Foreign delegation assess Uzbek violence
A group of foreign diplomats and journalists arrived in the eastern Uzbek city of Andijan today to assess the scope of a violent government crackdown on demonstrators.
Uzbekistan’s government said 169 people were killed in Andijan on Friday when government troops put down a demonstration after protesters seized a prison and local administration building.
But opposition figures and rights activists say more than 500 people, many of them innocent civilians protesting against poverty, were gunned down in what they said was a massacre.
The trip follows a request by Britain and other nations to allow unrestricted access to Andijan for foreign journalists, diplomats and relief workers.

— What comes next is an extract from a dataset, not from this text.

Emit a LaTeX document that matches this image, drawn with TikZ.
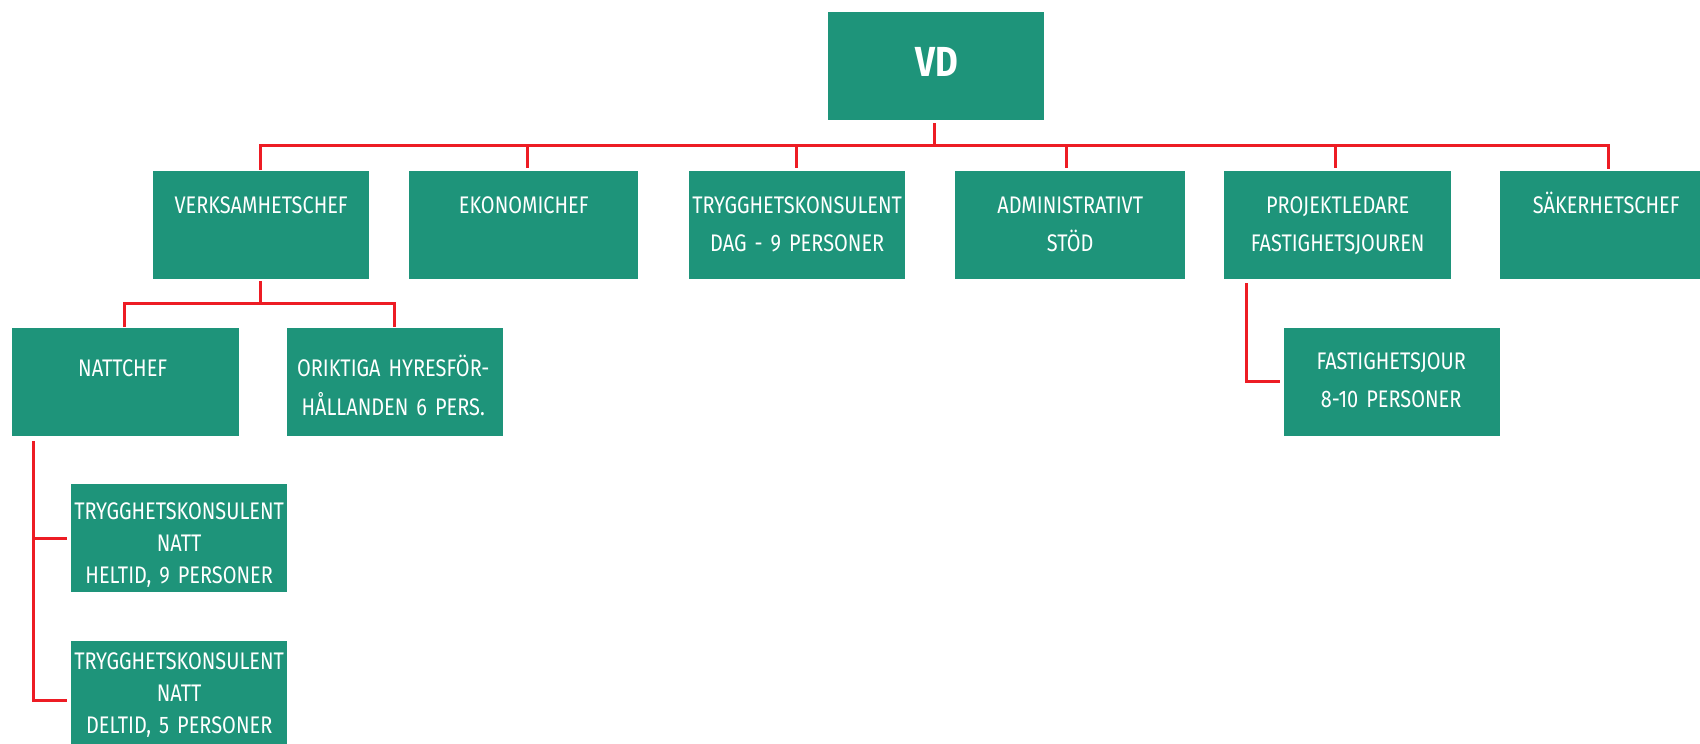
\documentclass[tikz,border=0pt]{standalone}
\usepackage{fontspec}
\setmainfont[FakeStretch=0.83, WordSpace=0.5]{Fira Sans}
\usetikzlibrary{calc}
\definecolor{boxgreen}{RGB}{30,148,122}
\definecolor{linered}{RGB}{237,28,36}
\tikzset{
  box/.style={fill=boxgreen, inner sep=0pt, anchor=north west, minimum height=108pt},
  lbl/.style={text=white, anchor=base, inner sep=0pt, align=center, text width=240pt,
              font=\fontsize{24}{38.5}\selectfont},
  lbltight/.style={lbl, font=\fontsize{24}{32.3}\selectfont},
  conn/.style={draw=linered, line width=3pt},
}
\begin{document}
\begin{tikzpicture}[x=1pt,y=-1pt]
\useasboundingbox (0,0) rectangle (1700,744);
% boxes
\node[box, minimum width=216pt] (vd) at (828,12) {};
\node[box, minimum width=216pt] (verk) at (153,171) {};
\node[box, minimum width=229pt] (ekon) at (409,171) {};
\node[box, minimum width=216pt] (tdag) at (689,171) {};
\node[box, minimum width=230pt] (adm) at (955,171) {};
\node[box, minimum width=227pt] (proj) at (1224,171) {};
\node[box, minimum width=216pt] (sak) at (1500,171) {};
\node[box, minimum width=227pt] (natt) at (12,328) {};
\node[box, minimum width=216pt] (orik) at (287,328) {};
\node[box, minimum width=216pt] (fast) at (1284,328) {};
\node[box, minimum width=216pt] (tk1) at (71,484) {};
\node[box, minimum width=216pt] (tk2) at (71,641) {};
% texts
\node[lbl, font=\fontsize{42}{42}\selectfont\bfseries] (vdt) at ($(vd.north)+(1,64)$) {VD};
\node[lbl] (verkt) at ($(verk.north)+(0,42.3)$) {VERKSAMHETSCHEF};
\node[lbl] (ekont) at ($(ekon.north)+(0,42.3)$) {EKONOMICHEF};
\node[lbl] (tdagt) at ($(tdag.north)+(0,42.3)$) {TRYGGHETSKONSULENT\\DAG - 9 PERSONER};
\node[lbl] (admt) at ($(adm.north)+(0,42.3)$) {ADMINISTRATIVT\\STÖD};
\node[lbl] (projt) at ($(proj.north)+(0,42.3)$) {PROJEKTLEDARE\\FASTIGHETSJOUREN};
\node[lbl] (sakt) at ($(sak.north)+(-2,42.3)$) {SÄKERHETSCHEF};
\node[lbl] (nattt) at ($(natt.north)+(-3,48.7)$) {NATTCHEF};
\node[lbl] (orikt) at ($(orik.north)+(-2,48.7)$) {ORIKTIGA HYRESFÖR-\\HÅLLANDEN 6 PERS.};
\node[lbl] (fastt) at ($(fast.north)+(-1,41.3)$) {FASTIGHETSJOUR\\8-10 PERSONER};
\node[lbltight] (tk1t) at ($(tk1.north)+(0,35.3)$) {TRYGGHETSKONSULENT\\NATT\\HELTID, 9 PERSONER};
\node[lbltight] (tk2t) at ($(tk2.north)+(0,28.3)$) {TRYGGHETSKONSULENT\\NATT\\DELTID, 5 PERSONER};
% bus coordinates
\coordinate (b1) at (260,145);
\coordinate (b2) at (527,145);
\coordinate (b3) at (796,145);
\coordinate (b4) at (1066,145);
\coordinate (b5) at (1335,145);
\coordinate (b6) at (1608,145);
\coordinate (vb) at (260,303);
\coordinate (nl) at (33,441);
\coordinate (fl) at (1246,283);
% connectors
\draw[conn] (vd.south -| 934,0) ++(0,3) -- (b1 -| 934,0);
\draw[conn, shorten >=1pt] (b1 |- verk.north) ++(0,-1) -- (b1) -- (b6) -- ($(b6 |- sak.north)+(0,-1)$);
\draw[conn, shorten >=3pt] (b2) -- (b2 |- ekon.north);
\draw[conn, shorten >=3pt] (b3) -- (b3 |- tdag.north);
\draw[conn, shorten >=3pt] (b4) -- (b4 |- adm.north);
\draw[conn, shorten >=3pt] (b5) -- (b5 |- proj.north);
\draw[conn] ($(vb |- verk.south)+(0,2)$) -- (vb);
\draw[conn] ($(natt.north -| 124,0)+(0,-1)$) |- (vb) -| ($(orik.north -| 394,0)+(0,-1)$);
\draw[conn, shorten >=4pt] (nl) |- (tk1.west);
\draw[conn, shorten >=4pt] (nl) |- ($(tk2.west |- 0,700)$);
\draw[conn, shorten >=4pt] (fl) |- ($(fast.west |- 0,381)$);
\end{tikzpicture}
\end{document}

Prosecutor-general Rashid Kadyrov and President Islam Karimov held a news conference in the capital, Tashkent, blaming alleged Islamic militants for last week’s unrest and denying that government forces shot and killed any civilians.
“Only terrorists were liquidated by government forces,” the prosecutor said yesterday, adding that militants killed several hostages and innocent civilians.
Kadyrov said 137 “terrorists” and 32 troops were killed in the eastern town of Andijan – a sharp rise from the nine deaths the government originally announced on Friday. Some of those killed were foreign fighters, he said.
But opposition leaders blamed government troops for most of the killings. They say more than 500 people, many of them innocent civilians, were killed in Andijan and more than 200 in the nearby town of Pakhtabad.
The unrest was the worst since the former Soviet republic won independence in 1991.
Nigara Khidoyatova, head of the unregistered opposition Free Peasants Party, said her party reached its figure of 745 killed in the two towns by speaking to relatives of the missing. “The count hasn’t yet finished, and the death toll will rise,” she said.
Other witnesses said several hundred people were killed in Andijan.
The Uzbek president dismissed Khidoyatova’s claim of more than 700 dead as one made by a “person who needs psychiatric treatment”.
US Secretary of State Condoleezza Rice again appealed to Uzbekistan’s government to open its political system and to reform.
The events began on Friday when protesters stormed a prison in Andijan, freed alleged Islamic militants and other inmates, and seized local government offices.
Thousands of demonstrators filled the city’s central square and listened to speeches, mostly complaining about poverty and unemployment.
An Associated Press reporter and photographer saw trucks with troops drive by the square and open fire into the crowd after some protesters threw stones at them. Some protesters were armed.
But at a tent camp across the Kyrgyzstan border, Uzbek refugees said their demonstration in the central square was peaceful and that the troops kept firing.